## Problem statement
Your task is to retype the lines from the opening of the material through the line that includes "86, 92, 95]". Do not copy the pictures.

## Data lines
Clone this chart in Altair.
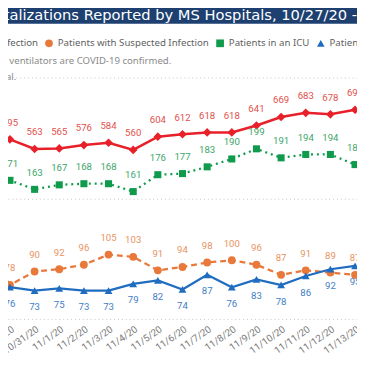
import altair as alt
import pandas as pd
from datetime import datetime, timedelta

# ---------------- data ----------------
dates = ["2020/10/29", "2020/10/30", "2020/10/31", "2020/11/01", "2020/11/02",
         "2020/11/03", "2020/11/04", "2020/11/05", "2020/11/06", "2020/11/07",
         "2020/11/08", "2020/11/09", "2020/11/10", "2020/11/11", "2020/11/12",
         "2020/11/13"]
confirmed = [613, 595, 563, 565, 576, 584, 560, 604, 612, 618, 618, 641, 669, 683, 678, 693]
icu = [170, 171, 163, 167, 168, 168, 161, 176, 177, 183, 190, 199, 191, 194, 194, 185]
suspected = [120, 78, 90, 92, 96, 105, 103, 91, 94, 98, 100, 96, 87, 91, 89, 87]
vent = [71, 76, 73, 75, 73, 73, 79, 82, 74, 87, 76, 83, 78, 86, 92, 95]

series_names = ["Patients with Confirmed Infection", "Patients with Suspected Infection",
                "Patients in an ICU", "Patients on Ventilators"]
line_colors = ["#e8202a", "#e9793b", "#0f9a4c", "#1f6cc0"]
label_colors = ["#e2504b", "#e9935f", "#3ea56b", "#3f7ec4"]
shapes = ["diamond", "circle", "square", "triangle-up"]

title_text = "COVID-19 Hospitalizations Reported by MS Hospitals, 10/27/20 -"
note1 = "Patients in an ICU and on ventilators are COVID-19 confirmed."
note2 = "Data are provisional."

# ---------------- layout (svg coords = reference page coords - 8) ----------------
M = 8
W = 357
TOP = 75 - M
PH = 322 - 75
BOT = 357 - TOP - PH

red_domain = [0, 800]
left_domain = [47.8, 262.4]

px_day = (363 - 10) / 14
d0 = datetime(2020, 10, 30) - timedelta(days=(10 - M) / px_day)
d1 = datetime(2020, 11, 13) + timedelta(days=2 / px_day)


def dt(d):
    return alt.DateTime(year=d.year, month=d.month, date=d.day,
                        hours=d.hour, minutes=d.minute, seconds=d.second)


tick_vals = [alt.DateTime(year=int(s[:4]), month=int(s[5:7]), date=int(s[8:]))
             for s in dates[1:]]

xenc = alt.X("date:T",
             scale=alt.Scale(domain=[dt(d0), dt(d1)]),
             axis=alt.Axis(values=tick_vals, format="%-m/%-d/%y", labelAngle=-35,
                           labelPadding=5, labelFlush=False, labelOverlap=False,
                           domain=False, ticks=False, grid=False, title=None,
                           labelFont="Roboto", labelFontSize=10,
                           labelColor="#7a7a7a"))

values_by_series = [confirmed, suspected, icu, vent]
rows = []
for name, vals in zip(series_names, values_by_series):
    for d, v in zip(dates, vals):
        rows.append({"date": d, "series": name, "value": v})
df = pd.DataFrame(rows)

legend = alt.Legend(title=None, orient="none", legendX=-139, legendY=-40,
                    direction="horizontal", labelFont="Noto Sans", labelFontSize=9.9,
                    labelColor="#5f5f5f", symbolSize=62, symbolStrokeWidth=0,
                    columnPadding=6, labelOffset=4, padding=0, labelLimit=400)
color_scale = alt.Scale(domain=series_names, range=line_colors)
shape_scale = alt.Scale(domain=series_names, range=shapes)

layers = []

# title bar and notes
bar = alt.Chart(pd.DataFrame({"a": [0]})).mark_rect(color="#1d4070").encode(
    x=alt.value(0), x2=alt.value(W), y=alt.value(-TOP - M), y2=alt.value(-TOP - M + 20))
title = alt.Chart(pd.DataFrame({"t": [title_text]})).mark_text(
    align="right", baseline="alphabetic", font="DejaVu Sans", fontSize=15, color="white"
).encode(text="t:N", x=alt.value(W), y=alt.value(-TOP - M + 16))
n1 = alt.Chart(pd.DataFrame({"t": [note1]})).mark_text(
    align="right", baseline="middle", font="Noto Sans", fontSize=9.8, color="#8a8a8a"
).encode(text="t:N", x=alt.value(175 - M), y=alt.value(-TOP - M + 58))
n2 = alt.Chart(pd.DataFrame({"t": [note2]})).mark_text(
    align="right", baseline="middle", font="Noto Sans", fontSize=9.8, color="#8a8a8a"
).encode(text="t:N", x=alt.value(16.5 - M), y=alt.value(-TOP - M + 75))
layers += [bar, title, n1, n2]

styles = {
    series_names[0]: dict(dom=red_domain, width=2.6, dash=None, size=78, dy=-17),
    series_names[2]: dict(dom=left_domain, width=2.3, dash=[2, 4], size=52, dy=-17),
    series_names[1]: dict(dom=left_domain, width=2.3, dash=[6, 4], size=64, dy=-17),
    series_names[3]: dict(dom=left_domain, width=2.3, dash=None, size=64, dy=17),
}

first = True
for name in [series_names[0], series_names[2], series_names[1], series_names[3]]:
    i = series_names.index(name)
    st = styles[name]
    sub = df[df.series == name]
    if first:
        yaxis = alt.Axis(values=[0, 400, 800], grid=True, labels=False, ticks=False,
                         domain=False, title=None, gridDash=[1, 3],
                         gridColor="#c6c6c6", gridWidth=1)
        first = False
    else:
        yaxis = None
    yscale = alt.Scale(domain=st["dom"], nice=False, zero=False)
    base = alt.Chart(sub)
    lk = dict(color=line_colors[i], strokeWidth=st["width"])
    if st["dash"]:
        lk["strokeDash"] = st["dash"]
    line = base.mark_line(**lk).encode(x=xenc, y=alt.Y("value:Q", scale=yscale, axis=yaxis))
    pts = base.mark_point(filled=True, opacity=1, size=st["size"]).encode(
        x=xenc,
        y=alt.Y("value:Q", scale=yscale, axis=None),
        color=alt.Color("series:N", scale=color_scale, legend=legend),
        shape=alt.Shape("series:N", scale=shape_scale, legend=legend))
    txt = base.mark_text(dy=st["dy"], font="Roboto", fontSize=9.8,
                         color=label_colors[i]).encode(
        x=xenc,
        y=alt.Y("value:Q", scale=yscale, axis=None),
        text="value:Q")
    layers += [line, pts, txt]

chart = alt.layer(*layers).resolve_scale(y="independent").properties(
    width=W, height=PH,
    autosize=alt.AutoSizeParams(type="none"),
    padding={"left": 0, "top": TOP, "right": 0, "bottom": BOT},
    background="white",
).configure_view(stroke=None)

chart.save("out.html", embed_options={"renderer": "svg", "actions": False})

## Exercise result
Clone this chart in Altair.
import altair as alt
import pandas as pd
from datetime import datetime, timedelta

# ---------------- data ----------------
dates = ["2020/10/29", "2020/10/30", "2020/10/31", "2020/11/01", "2020/11/02",
         "2020/11/03", "2020/11/04", "2020/11/05", "2020/11/06", "2020/11/07",
         "2020/11/08", "2020/11/09", "2020/11/10", "2020/11/11", "2020/11/12",
         "2020/11/13"]
confirmed = [613, 595, 563, 565, 576, 584, 560, 604, 612, 618, 618, 641, 669, 683, 678, 693]
icu = [170, 171, 163, 167, 168, 168, 161, 176, 177, 183, 190, 199, 191, 194, 194, 185]
suspected = [120, 78, 90, 92, 96, 105, 103, 91, 94, 98, 100, 96, 87, 91, 89, 87]
vent = [71, 76, 73, 75, 73, 73, 79, 82, 74, 87, 76, 83, 78, 86, 92, 95]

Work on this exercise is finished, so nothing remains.